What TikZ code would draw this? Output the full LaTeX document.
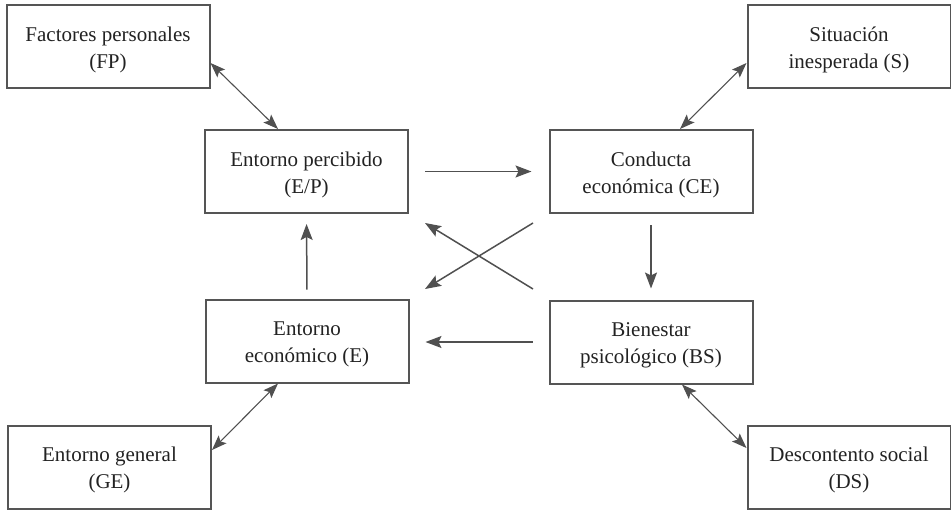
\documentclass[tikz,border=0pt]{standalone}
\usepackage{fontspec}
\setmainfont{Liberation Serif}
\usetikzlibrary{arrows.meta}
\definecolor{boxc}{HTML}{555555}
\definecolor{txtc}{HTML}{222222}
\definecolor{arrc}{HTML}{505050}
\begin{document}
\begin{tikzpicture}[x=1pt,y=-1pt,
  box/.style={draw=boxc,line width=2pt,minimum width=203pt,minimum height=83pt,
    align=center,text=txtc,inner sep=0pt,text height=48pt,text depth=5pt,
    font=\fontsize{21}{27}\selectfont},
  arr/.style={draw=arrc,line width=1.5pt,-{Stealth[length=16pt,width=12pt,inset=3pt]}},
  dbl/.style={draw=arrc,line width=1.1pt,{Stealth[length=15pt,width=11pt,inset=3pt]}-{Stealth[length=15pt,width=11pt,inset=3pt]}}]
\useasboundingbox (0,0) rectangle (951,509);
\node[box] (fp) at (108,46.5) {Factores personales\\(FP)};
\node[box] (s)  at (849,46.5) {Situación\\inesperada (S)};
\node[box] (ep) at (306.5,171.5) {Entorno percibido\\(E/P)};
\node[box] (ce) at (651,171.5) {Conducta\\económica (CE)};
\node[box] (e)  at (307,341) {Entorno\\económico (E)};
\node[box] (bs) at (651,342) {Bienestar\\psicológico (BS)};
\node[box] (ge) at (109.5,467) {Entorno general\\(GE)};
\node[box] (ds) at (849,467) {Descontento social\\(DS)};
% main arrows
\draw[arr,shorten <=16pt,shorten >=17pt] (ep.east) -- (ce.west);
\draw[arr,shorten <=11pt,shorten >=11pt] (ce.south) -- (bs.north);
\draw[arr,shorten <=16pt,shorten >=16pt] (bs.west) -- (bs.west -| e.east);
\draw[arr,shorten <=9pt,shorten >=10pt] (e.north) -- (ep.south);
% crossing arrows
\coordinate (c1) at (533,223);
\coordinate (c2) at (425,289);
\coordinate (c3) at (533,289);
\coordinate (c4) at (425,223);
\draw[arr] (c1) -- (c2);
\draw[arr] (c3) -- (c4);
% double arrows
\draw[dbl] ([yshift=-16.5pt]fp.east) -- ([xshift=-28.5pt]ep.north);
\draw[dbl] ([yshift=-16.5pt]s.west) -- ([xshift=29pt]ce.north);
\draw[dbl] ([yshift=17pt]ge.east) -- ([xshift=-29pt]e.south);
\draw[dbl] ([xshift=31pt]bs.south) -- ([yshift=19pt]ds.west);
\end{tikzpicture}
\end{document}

-.-.-

Write out the material above again, word for word, minus its pictures.

__THE SOLUTION__
What TikZ code would draw this? Output the full LaTeX document.
\documentclass[tikz,border=0pt]{standalone}
\usepackage{fontspec}
\setmainfont{Liberation Serif}
\usetikzlibrary{arrows.meta}
\definecolor{boxc}{HTML}{555555}
\definecolor{txtc}{HTML}{222222}
\definecolor{arrc}{HTML}{505050}
\begin{document}
\begin{tikzpicture}[x=1pt,y=-1pt,
  box/.style={draw=boxc,line width=2pt,minimum width=203pt,minimum height=83pt,
    align=center,text=txtc,inner sep=0pt,text height=48pt,text depth=5pt,
    font=\fontsize{21}{27}\selectfont},
  arr/.style={draw=arrc,line width=1.5pt,-{Stealth[length=16pt,width=12pt,inset=3pt]}},
  dbl/.style={draw=arrc,line width=1.1pt,{Stealth[length=15pt,width=11pt,inset=3pt]}-{Stealth[length=15pt,width=11pt,inset=3pt]}}]
\useasboundingbox (0,0) rectangle (951,509);
\node[box] (fp) at (108,46.5) {Factores personales\\(FP)};
\node[box] (s)  at (849,46.5) {Situación\\inesperada (S)};
\node[box] (ep) at (306.5,171.5) {Entorno percibido\\(E/P)};
\node[box] (ce) at (651,171.5) {Conducta\\económica (CE)};
\node[box] (e)  at (307,341) {Entorno\\económico (E)};
\node[box] (bs) at (651,342) {Bienestar\\psicológico (BS)};
\node[box] (ge) at (109.5,467) {Entorno general\\(GE)};
\node[box] (ds) at (849,467) {Descontento social\\(DS)};
% main arrows
\draw[arr,shorten <=16pt,shorten >=17pt] (ep.east) -- (ce.west);
\draw[arr,shorten <=11pt,shorten >=11pt] (ce.south) -- (bs.north);
\draw[arr,shorten <=16pt,shorten >=16pt] (bs.west) -- (bs.west -| e.east);
\draw[arr,shorten <=9pt,shorten >=10pt] (e.north) -- (ep.south);
% crossing arrows
\coordinate (c1) at (533,223);
\coordinate (c2) at (425,289);
\coordinate (c3) at (533,289);
\coordinate (c4) at (425,223);
\draw[arr] (c1) -- (c2);
\draw[arr] (c3) -- (c4);
% double arrows
\draw[dbl] ([yshift=-16.5pt]fp.east) -- ([xshift=-28.5pt]ep.north);
\draw[dbl] ([yshift=-16.5pt]s.west) -- ([xshift=29pt]ce.north);
\draw[dbl] ([yshift=17pt]ge.east) -- ([xshift=-29pt]e.south);
\draw[dbl] ([xshift=31pt]bs.south) -- ([yshift=19pt]ds.west);
\end{tikzpicture}
\end{document}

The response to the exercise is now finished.